Effective elimination of redundant association rules

Abstract

It is well-recognized that the main factor that hinders the applications of Association Rules (ARs) is the huge number of ARs returned by the mining process. In this paper, we propose an effective solution that presents concise mining results by eliminating the redundancy in the set of ARs. We adopt the concept of δ tolerance to define the set of δ-Tolerance ARs (δ-TARs), which is a concise representation for the set of ARs. The notion of δ-tolerance is a relaxation on the closure defined on the support of frequent itemsets, thus allowing us to effectively prune the redundant ARs. We devise a set of inference rules, with which we prove that the set of δ-TARs is a non-redundant representation of ARs.

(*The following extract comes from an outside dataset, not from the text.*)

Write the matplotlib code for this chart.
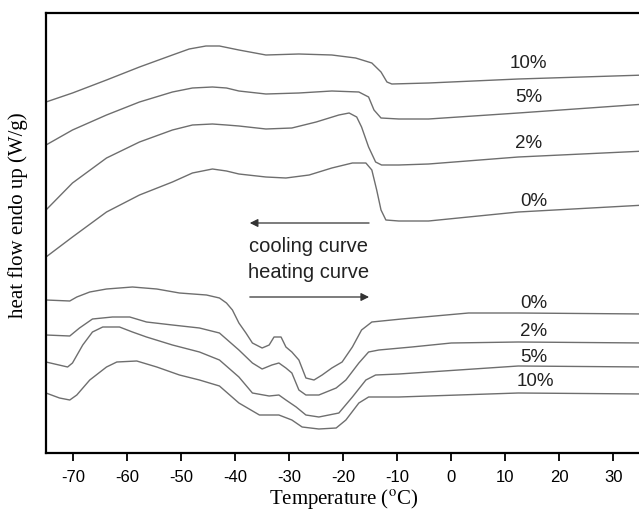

In addition, we prove that the set of ARs that is derived from the δ-TARs by the inference rules is sound and complete. We also develop a compact tree structure called the δ-TAR tree, which facilitates the efficient generation of the δ-TARs and derivation of other ARs. Experimental results verify the efficiency of using the δ-TAR tree to generate the δ-TARs and to query the ARs. The set of δ-TARs is shown to be significantly smaller than the state-of-the-art concise representations of ARs. In addition, the approximation on the support and confidence of the ARs derived from the δ-TARs are highly accurate.